Aim: Leaving the pictures aside, transcribe every line below exactly.

Provided material:

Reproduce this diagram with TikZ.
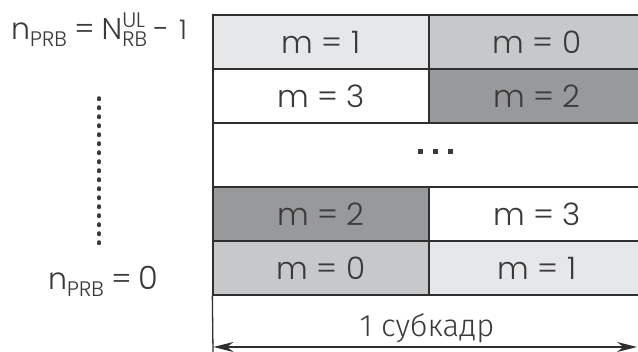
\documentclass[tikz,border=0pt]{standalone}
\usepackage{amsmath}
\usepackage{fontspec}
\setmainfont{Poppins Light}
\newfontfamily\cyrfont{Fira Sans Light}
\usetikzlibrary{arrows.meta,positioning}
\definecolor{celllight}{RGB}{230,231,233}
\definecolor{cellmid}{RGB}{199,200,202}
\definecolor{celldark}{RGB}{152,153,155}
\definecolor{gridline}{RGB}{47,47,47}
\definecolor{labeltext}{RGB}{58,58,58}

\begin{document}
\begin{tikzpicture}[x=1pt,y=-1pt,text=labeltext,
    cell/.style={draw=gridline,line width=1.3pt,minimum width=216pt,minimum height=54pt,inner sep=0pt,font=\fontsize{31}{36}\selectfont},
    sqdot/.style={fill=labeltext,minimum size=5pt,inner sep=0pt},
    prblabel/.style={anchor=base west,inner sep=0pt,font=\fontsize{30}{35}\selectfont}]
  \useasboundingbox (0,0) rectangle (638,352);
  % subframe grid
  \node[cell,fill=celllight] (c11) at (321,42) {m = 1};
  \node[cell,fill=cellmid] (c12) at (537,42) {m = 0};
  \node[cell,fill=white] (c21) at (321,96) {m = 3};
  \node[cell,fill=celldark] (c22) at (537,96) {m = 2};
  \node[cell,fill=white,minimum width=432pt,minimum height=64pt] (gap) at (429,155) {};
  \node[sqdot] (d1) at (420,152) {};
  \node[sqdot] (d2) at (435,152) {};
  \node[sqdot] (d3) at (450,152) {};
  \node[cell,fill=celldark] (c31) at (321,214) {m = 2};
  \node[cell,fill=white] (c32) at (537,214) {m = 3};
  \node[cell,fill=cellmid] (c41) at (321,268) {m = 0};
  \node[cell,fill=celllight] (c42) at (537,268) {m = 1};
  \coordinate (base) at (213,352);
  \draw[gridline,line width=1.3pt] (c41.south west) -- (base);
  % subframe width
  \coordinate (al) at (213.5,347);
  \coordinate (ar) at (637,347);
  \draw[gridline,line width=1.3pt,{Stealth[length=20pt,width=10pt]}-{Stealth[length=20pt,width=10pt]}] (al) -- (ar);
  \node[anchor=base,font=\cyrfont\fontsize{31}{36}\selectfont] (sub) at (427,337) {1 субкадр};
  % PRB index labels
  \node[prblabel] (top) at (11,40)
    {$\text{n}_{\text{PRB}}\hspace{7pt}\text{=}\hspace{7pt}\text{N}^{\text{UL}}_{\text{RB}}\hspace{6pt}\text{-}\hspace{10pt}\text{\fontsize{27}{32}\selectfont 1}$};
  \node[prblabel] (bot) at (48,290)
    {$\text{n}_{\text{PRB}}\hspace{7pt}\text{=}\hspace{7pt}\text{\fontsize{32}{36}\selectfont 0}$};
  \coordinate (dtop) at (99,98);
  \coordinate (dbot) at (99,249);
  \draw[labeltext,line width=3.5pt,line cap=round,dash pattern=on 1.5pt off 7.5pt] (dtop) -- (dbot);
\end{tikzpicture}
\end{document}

The result:
Reproduce this diagram with TikZ.
\documentclass[tikz,border=0pt]{standalone}
\usepackage{amsmath}
\usepackage{fontspec}
\setmainfont{Poppins Light}
\newfontfamily\cyrfont{Fira Sans Light}
\usetikzlibrary{arrows.meta,positioning}
\definecolor{celllight}{RGB}{230,231,233}
\definecolor{cellmid}{RGB}{199,200,202}
\definecolor{celldark}{RGB}{152,153,155}
\definecolor{gridline}{RGB}{47,47,47}
\definecolor{labeltext}{RGB}{58,58,58}

\begin{document}
\begin{tikzpicture}[x=1pt,y=-1pt,text=labeltext,
    cell/.style={draw=gridline,line width=1.3pt,minimum width=216pt,minimum height=54pt,inner sep=0pt,font=\fontsize{31}{36}\selectfont},
    sqdot/.style={fill=labeltext,minimum size=5pt,inner sep=0pt},
    prblabel/.style={anchor=base west,inner sep=0pt,font=\fontsize{30}{35}\selectfont}]
  \useasboundingbox (0,0) rectangle (638,352);
  % subframe grid
  \node[cell,fill=celllight] (c11) at (321,42) {m = 1};
  \node[cell,fill=cellmid] (c12) at (537,42) {m = 0};
  \node[cell,fill=white] (c21) at (321,96) {m = 3};
  \node[cell,fill=celldark] (c22) at (537,96) {m = 2};
  \node[cell,fill=white,minimum width=432pt,minimum height=64pt] (gap) at (429,155) {};
  \node[sqdot] (d1) at (420,152) {};
  \node[sqdot] (d2) at (435,152) {};
  \node[sqdot] (d3) at (450,152) {};
  \node[cell,fill=celldark] (c31) at (321,214) {m = 2};
  \node[cell,fill=white] (c32) at (537,214) {m = 3};
  \node[cell,fill=cellmid] (c41) at (321,268) {m = 0};
  \node[cell,fill=celllight] (c42) at (537,268) {m = 1};
  \coordinate (base) at (213,352);
  \draw[gridline,line width=1.3pt] (c41.south west) -- (base);
  % subframe width
  \coordinate (al) at (213.5,347);
  \coordinate (ar) at (637,347);
  \draw[gridline,line width=1.3pt,{Stealth[length=20pt,width=10pt]}-{Stealth[length=20pt,width=10pt]}] (al) -- (ar);
  \node[anchor=base,font=\cyrfont\fontsize{31}{36}\selectfont] (sub) at (427,337) {1 субкадр};
  % PRB index labels
  \node[prblabel] (top) at (11,40)
    {$\text{n}_{\text{PRB}}\hspace{7pt}\text{=}\hspace{7pt}\text{N}^{\text{UL}}_{\text{RB}}\hspace{6pt}\text{-}\hspace{10pt}\text{\fontsize{27}{32}\selectfont 1}$};
  \node[prblabel] (bot) at (48,290)
    {$\text{n}_{\text{PRB}}\hspace{7pt}\text{=}\hspace{7pt}\text{\fontsize{32}{36}\selectfont 0}$};
  \coordinate (dtop) at (99,98);
  \coordinate (dbot) at (99,249);
  \draw[labeltext,line width=3.5pt,line cap=round,dash pattern=on 1.5pt off 7.5pt] (dtop) -- (dbot);
\end{tikzpicture}
\end{document}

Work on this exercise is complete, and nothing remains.